Making art involves plenty of problem solving of course: applying conventions and analysis but mainly letting the creative side loose, calculatedly or not.

So, I use that inter-change a lot more now – I like being open to accidents (and being my own client).

2   History
The stories are alive, doesn’t matter whose culture.

3   Colour Choices
I am one of the 10% of males (cf 1 in 256 females) who are red-green colour vision “deficient” where the reception of my red cones shifts (moderately) towards green.

I can see a strong mid-red against a mid-green, but reds disappear within some mixes (browns, violets or pinks) or when the red area is small. For example, I have to focus on shapes to see pohutukawa (crimson) flowers when on the tree – the whole tree is initially dark green – but I do see rata (orange/red) flowers easily.

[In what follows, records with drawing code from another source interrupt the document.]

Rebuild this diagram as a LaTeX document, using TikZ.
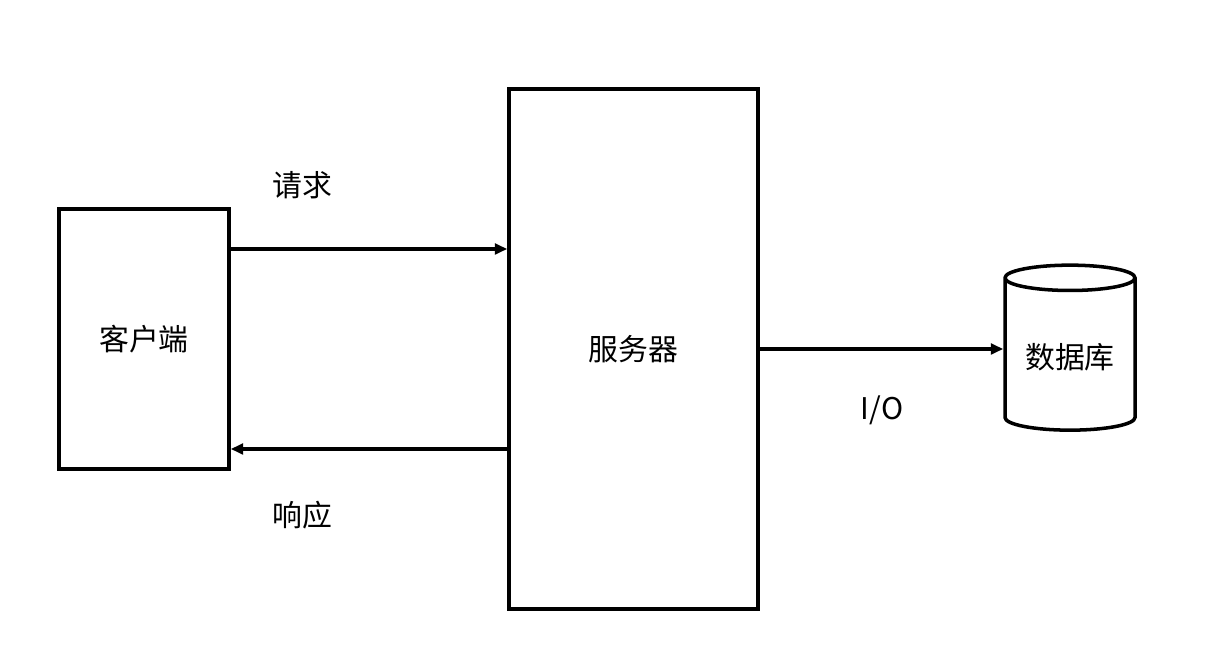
\documentclass[tikz,border=0pt]{standalone}
\usepackage{fontspec}
\setmainfont{Noto Sans CJK SC}
\usepackage{tikz}
\usetikzlibrary{positioning,arrows.meta,shapes.geometric}

\begin{document}
\begin{tikzpicture}[>={Triangle[length=7pt,width=6pt]},
    block/.style={rectangle, draw, line width=2pt, align=center, font=\fontsize{17}{20}\selectfont},
    db/.style={cylinder, shape border rotate=90, aspect=0.25, draw, line width=2pt, font=\fontsize{17}{20}\selectfont},
    lbl/.style={font=\fontsize{17}{20}\selectfont},
    link/.style={->, line width=2pt}]

\useasboundingbox (0,0) rectangle (24.16,13.4);

\node[block, minimum width=3.4cm, minimum height=5.2cm] (client) at (2.88,6.62) {客户端};
\node[block, minimum width=4.98cm, minimum height=10.4cm] (server) at (12.67,6.42) {服务器};
\node[db, minimum width=2.6cm, minimum height=3.3cm] (data) at (21.4,6.25) {数据库};

\coordinate (reqa) at (client.east |- 0,8.42);
\coordinate (reqb) at (server.west |- 0,8.42);
\coordinate (resa) at (server.west |- 0,4.42);
\coordinate (resb) at (client.east |- 0,4.42);

\draw[link] (reqa) -- (reqb);
\draw[link] (resa) -- (resb);
\draw[link] (server.east) -- (data.west |- server.east);

\node[lbl] (req) at (6.04,9.7) {请求};
\node[lbl] (res) at (6.04,3.1) {响应};
\node[lbl] (io) at (17.64,5.2) {I/O};

\end{tikzpicture}
\end{document}
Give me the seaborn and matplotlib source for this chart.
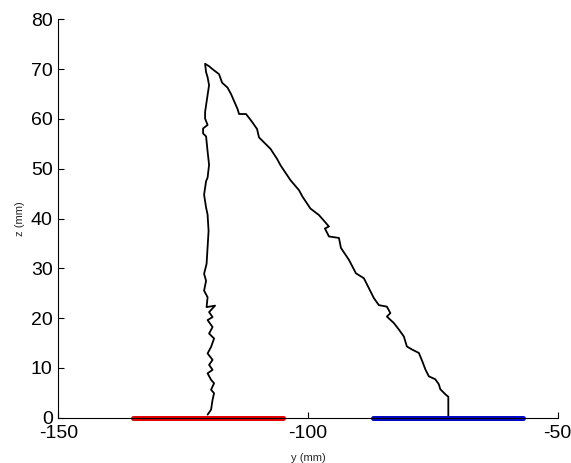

Tree trunks are also green.

As a result, I avoided colour from age 5 (the very common purple sky/unaware teacher story) until turning 40 when I realised that I had been gifted 2 opportunities:
– a point of difference in that I live in a parallel (colour) universe to 95% of everyone else
– a challenge as to how to share that in my art.
And there is no temptation to do “realism”, which is liberating.

If interested, you could start with Colblindor http://www.colorblindness.com and /https://en.wikipedia.org/wiki/Color_blindness .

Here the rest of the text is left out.